Support incremental update of org-mode entries and embeddings

- What - Hash the entries and compare to find new/updated entries - Reuse embeddings encoded for existing entries - Only encode embeddings for updated or new entries - Merge the existing and new entries and embeddings to get the updated entries, embeddings - Why - Given most note text entries are expected to be unchanged across time.

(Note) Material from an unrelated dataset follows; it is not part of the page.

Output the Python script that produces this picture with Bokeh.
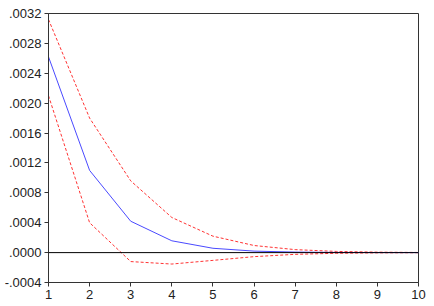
from bokeh.plotting import figure
from bokeh.models import Range1d, FixedTicker, Span
from bokeh.embed import file_html
from bokeh.resources import INLINE

periods = [1, 2, 3, 4, 5, 6, 7, 8, 9, 10]
response = [0.00262, 0.00110, 0.00042, 0.000158, 0.000058, 0.000020, 0.000007, 0.0000025, 0.0000008, 0.0000003]
upper = [0.00312, 0.00180, 0.00096, 0.00047, 0.00022, 0.000095, 0.00004, 0.000016, 0.000006, 0.000002]
lower = [0.00210, 0.00040, -0.00012, -0.000153, -0.000104, -0.000054, -0.000023, -0.000009, -0.000003, -0.000001]

y_ticks = [-0.0004, 0.0, 0.0004, 0.0008, 0.0012, 0.0016, 0.0020, 0.0024, 0.0028, 0.0032]
y_labels = ["-.0004", ".0000", ".0004", ".0008", ".0012", ".0016", ".0020", ".0024", ".0028", ".0032"]

p = figure(width=434, height=306, output_backend="svg", toolbar_location=None,
           x_range=Range1d(1, 10), y_range=Range1d(-0.0004, 0.0032),
           min_border_left=48, min_border_right=16, min_border_top=13, min_border_bottom=24)

p.xgrid.visible = False
p.ygrid.visible = False
p.background_fill_color = "white"
p.border_fill_color = "white"
p.outline_line_color = "#333333"
p.outline_line_width = 1

p.line(periods, upper, color="#ff3333", line_width=1, line_dash="3 2")
p.line(periods, lower, color="#ff3333", line_width=1, line_dash="3 2")
p.line(periods, response, color="#4a4aff", line_width=1)

zero = Span(location=0, dimension="width", line_color="black", line_width=1)
p.add_layout(zero)

for ax in (p.xaxis[0], p.yaxis[0]):
    ax.axis_line_color = "#333333"
    ax.major_tick_line_color = "#333333"
    ax.major_tick_in = 0
    ax.major_tick_out = 4
    ax.minor_tick_line_color = None
    ax.major_label_text_font = "Liberation Sans"
    ax.major_label_text_font_size = "13px"
    ax.major_label_text_color = "#222222"
    ax.major_label_standoff = 3

p.xaxis.ticker = FixedTicker(ticks=periods)
p.yaxis.ticker = FixedTicker(ticks=y_ticks)
p.yaxis.major_label_overrides = {t: l for t, l in zip(y_ticks, y_labels)}

open("out.html", "w").write(file_html(p, INLINE))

Reusing their earlier encoded embeddings should significantly speed up embeddings updates - Previously we were regenerating embeddings for all entries, even if they had existed in previous runs
2026-03-03 21:29:08 +00:00 · 2022-09-07 00:16:48 +03:00
parent 762607fc9f
commit 2f7a6af56a
5 changed files with 80 additions and 30 deletions
--- a/src/processor/ledger/beancount_to_jsonl.py
+++ b/src/processor/ledger/beancount_to_jsonl.py
@@ -18,7 +18,7 @@ logger = logging.getLogger(__name__)


 # Define Functions
-def beancount_to_jsonl(beancount_files, beancount_file_filter, output_file):
+def beancount_to_jsonl(beancount_files, beancount_file_filter, output_file, previous_entries=None):
    # Input Validation
    if is_none_or_empty(beancount_files) and is_none_or_empty(beancount_file_filter):
        print("At least one of beancount-files or beancount-file-filter is required to be specified")
@@ -39,7 +39,7 @@ def beancount_to_jsonl(beancount_files, beancount_file_filter, output_file):
    elif output_file.suffix == ".jsonl":
        dump_jsonl(jsonl_data, output_file)

-    return entries
+    return list(enumerate(entries))


 def get_beancount_files(beancount_files=None, beancount_file_filter=None):
--- a/src/processor/markdown/markdown_to_jsonl.py
+++ b/src/processor/markdown/markdown_to_jsonl.py
@@ -39,7 +39,7 @@ def markdown_to_jsonl(markdown_files, markdown_file_filter, output_file):
    elif output_file.suffix == ".jsonl":
        dump_jsonl(jsonl_data, output_file)

-    return entries
+    return list(enumerate(entries))


 def get_markdown_files(markdown_files=None, markdown_file_filter=None):
--- a/src/processor/org_mode/org_to_jsonl.py
+++ b/src/processor/org_mode/org_to_jsonl.py
@@ -7,6 +7,7 @@ import argparse
 import pathlib
 import glob
 import logging
+import hashlib

 # Internal Packages
 from src.processor.org_mode import orgnode
@@ -19,7 +20,7 @@ logger = logging.getLogger(__name__)


 # Define Functions
-def org_to_jsonl(org_files, org_file_filter, output_file):
+def org_to_jsonl(org_files, org_file_filter, output_file, previous_entries=None):
    # Input Validation
    if is_none_or_empty(org_files) and is_none_or_empty(org_file_filter):
        print("At least one of org-files or org-file-filter is required to be specified")
@@ -29,10 +30,41 @@ def org_to_jsonl(org_files, org_file_filter, output_file):
    org_files = get_org_files(org_files, org_file_filter)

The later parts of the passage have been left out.